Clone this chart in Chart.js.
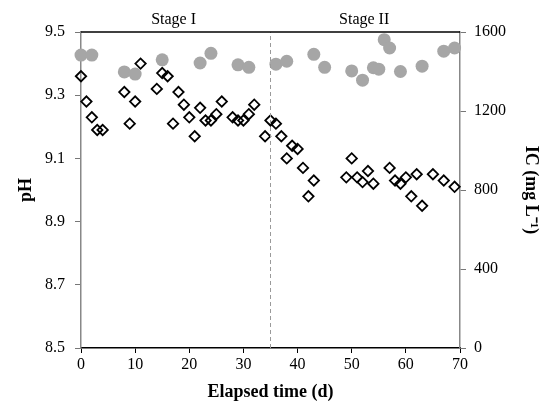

____________

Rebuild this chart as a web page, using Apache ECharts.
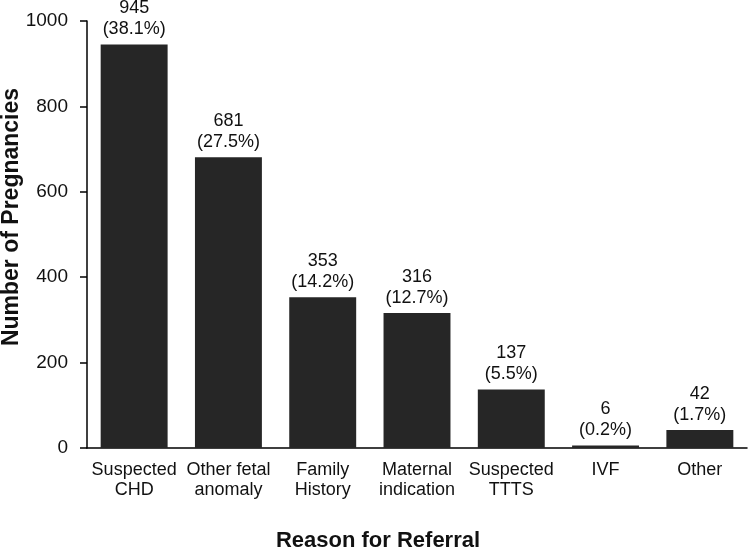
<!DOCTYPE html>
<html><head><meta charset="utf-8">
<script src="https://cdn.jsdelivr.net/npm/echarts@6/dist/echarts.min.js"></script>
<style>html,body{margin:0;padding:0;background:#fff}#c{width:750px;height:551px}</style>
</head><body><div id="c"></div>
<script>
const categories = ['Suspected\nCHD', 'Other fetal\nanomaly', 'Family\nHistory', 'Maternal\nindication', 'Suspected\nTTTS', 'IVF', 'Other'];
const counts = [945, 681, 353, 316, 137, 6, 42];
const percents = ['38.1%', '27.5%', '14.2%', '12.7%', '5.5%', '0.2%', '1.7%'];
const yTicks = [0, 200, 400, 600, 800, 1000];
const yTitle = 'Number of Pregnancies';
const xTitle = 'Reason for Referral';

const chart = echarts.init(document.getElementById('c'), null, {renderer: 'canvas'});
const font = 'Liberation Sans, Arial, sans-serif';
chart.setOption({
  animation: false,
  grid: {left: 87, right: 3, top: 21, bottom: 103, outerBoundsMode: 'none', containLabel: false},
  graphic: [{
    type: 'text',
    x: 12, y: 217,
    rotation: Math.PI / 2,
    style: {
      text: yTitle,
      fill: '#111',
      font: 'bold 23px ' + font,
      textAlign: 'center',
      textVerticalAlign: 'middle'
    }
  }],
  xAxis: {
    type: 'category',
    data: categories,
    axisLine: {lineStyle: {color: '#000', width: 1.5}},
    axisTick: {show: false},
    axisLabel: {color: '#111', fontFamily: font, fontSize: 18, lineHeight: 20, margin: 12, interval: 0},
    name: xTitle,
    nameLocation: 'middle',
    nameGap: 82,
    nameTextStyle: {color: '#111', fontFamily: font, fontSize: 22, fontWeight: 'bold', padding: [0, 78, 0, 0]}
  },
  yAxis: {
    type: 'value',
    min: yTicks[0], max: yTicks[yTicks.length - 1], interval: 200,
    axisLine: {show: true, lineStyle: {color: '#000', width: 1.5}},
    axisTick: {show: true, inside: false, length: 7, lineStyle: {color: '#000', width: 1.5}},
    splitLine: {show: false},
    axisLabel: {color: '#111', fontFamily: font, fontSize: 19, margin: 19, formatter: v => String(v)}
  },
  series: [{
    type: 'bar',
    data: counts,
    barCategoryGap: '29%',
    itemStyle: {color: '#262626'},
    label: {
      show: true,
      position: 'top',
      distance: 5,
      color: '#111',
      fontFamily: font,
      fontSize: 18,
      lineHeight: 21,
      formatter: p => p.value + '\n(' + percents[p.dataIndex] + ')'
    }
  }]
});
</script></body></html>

____________

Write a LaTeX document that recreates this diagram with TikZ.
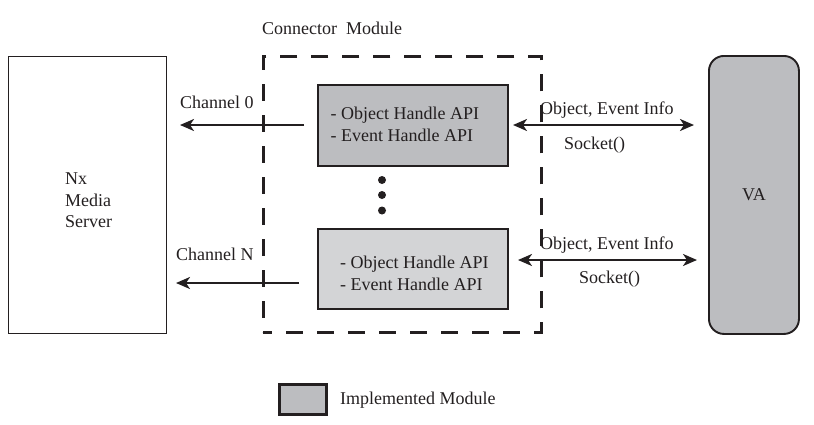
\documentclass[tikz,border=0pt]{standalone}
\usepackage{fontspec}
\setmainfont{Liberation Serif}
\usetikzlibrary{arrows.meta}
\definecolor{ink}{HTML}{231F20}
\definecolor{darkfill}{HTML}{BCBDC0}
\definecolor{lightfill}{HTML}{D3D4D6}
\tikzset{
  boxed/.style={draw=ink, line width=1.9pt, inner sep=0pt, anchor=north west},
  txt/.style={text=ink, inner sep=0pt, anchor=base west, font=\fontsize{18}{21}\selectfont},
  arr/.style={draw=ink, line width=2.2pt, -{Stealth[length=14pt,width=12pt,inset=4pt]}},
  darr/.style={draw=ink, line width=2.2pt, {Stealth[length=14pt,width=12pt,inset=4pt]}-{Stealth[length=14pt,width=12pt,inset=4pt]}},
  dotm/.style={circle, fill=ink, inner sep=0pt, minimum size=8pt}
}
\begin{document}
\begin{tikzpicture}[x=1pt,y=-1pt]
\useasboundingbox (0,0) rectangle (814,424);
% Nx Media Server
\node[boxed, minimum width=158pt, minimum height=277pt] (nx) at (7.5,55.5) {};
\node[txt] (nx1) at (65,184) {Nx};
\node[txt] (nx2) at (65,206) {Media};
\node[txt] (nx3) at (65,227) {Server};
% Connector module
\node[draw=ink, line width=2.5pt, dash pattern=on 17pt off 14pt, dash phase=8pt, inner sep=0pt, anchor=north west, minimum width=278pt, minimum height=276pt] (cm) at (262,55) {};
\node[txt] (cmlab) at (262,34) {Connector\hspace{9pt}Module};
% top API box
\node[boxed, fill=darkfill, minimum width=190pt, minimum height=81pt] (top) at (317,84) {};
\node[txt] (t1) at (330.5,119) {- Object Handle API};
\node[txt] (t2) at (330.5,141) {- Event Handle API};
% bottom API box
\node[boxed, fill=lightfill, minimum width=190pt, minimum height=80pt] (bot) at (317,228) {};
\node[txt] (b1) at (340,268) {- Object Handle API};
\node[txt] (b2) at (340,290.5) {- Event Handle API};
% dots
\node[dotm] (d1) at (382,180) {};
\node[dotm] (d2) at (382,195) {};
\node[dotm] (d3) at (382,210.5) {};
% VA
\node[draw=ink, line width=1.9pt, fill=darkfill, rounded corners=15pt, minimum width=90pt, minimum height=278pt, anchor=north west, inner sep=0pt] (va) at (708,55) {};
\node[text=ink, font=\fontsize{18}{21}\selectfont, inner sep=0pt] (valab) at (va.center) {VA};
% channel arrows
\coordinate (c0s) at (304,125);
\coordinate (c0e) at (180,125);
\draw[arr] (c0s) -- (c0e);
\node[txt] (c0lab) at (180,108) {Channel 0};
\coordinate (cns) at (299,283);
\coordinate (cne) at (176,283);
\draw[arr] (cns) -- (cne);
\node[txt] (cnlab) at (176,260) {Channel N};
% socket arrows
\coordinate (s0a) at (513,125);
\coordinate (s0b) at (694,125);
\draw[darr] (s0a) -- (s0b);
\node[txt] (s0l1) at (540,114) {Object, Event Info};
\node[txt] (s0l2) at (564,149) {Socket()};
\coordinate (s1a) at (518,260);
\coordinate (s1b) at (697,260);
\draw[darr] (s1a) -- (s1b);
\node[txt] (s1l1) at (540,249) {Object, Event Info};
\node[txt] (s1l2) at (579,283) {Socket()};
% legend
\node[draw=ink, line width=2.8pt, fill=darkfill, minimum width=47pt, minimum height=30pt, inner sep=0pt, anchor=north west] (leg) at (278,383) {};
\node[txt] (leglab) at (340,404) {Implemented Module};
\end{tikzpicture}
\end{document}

____________

Exercise requirements:
Start at the line above containing "Rebuild this chart" and stop at the line containing "const xTitle = 'Reason for Referral';": print those lines and everything between them exactly, but not the pictures.

The completed task:
Rebuild this chart as a web page, using Apache ECharts.
<!DOCTYPE html>
<html><head><meta charset="utf-8">
<script src="https://cdn.jsdelivr.net/npm/echarts@6/dist/echarts.min.js"></script>
<style>html,body{margin:0;padding:0;background:#fff}#c{width:750px;height:551px}</style>
</head><body><div id="c"></div>
<script>
const categories = ['Suspected\nCHD', 'Other fetal\nanomaly', 'Family\nHistory', 'Maternal\nindication', 'Suspected\nTTTS', 'IVF', 'Other'];
const counts = [945, 681, 353, 316, 137, 6, 42];
const percents = ['38.1%', '27.5%', '14.2%', '12.7%', '5.5%', '0.2%', '1.7%'];
const yTicks = [0, 200, 400, 600, 800, 1000];
const yTitle = 'Number of Pregnancies';
const xTitle = 'Reason for Referral';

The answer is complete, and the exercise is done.